A minha primeira consola Family Game já não existe, e teve uma morte prematura quando a emprestei a um vizinho ali por volta de 1992, mas a sua substituta ainda aqui anda a funcionar, assim como as cassetes (como chamávamos aos cartuchos), que estão guardadas numa caixa. O meu Game Boy ainda funciona em pleno, com 28 anos, recuperado de uma falta de visão e de voz que se abateu sobre ele há 8 anos, mas recuperado após uma cirurgia e um transplante feito pelo nosso Sérgio Serra. A fotografia que podem ver na revista Gamifica-te presente nas FNAC de todo o País é esse mesmo Game Boy, em todo o seu esplendor, com um cartucho que pertenceu à minha mulher quando era criança, e que é um dos melhores jogos da consola.

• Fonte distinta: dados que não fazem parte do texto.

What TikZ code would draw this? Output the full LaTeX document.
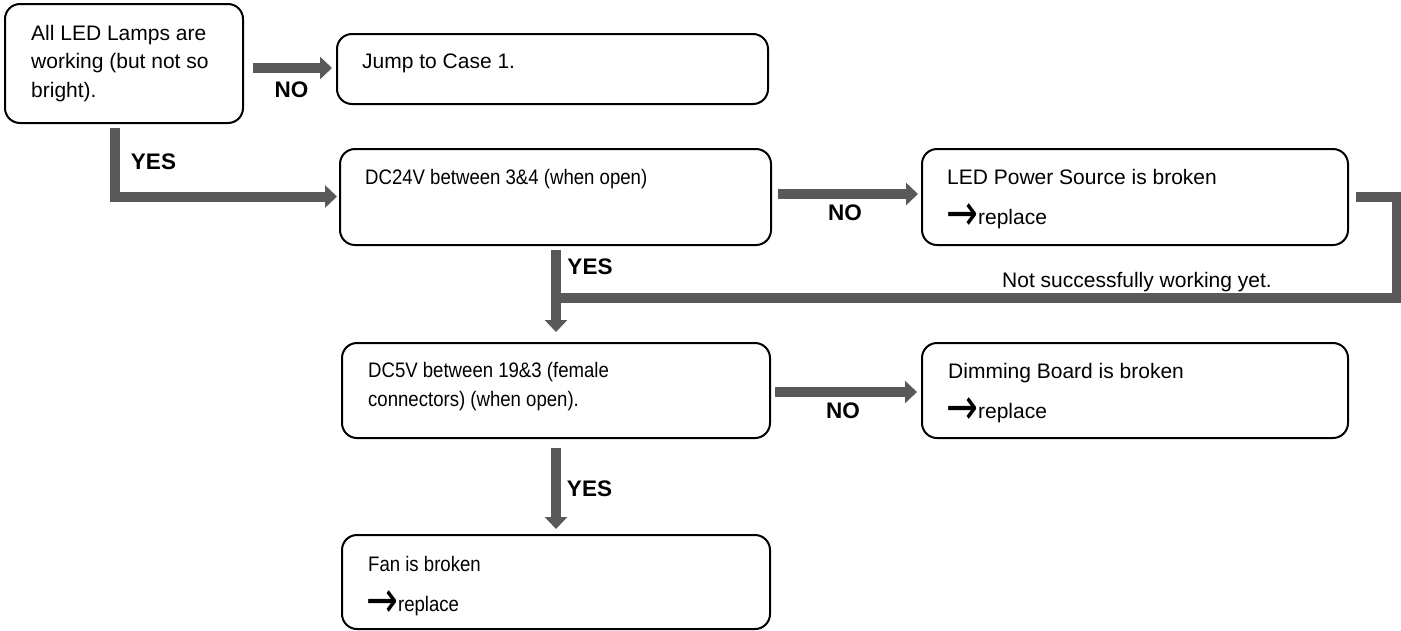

Os momentos que marcam a nossa vida são praticamente impossíveis de antever sem o afastamento temporal. Já tinha pensado nisso, tentando imaginar que situações/influências vão permanecer com o meu filho mais velho, do grande acesso a que tem a objectos culturais, especialmente videojogos e jogos de tabuleiro. Na altura eu também não saberia como é que o acesso às duas consolas mais revolucionárias do pós-crash (sendo que uma delas era apenas um clone, mas eu vivi-a como se fosse se fosse “a sério”) acabariam por moldar-me de forma tão profunda que só o consegui reconhecer quase trinta anos depois.
O Toffee Crisp foi, até ser descontinuado em Portugal, o meu chocolate favorito. Quando o vi regressar a alguns cafés lá me esgueirava para comprar um e saborear algo que me leva de volta à infância. Para mim Toffee Crisp sabe a felicidade, a videojogos, ao plim! de um Game Boy a funcionar. Cheira à felicidade de infância, às férias em família, ao Sol de Vila Nova de Milfontes, ao toque de um cartucho de Game Boy. O plástico laranja da embalagem, intocado pelo tempo é uma prova da desse momento perdido no tempo, quase aleatório, quando um passatempo banal reorganizou o meu código genético, num efeito-borboleta que despoleta quem sou hoje. Mas se pensármos bem, aquilo que somos não é pouco mais que o somatório de pequenos acasos aparentemente insignificantes? Como um chocolate há quase trinta anos que viria trinta depois a definir uma vida dedicada aos videojogos.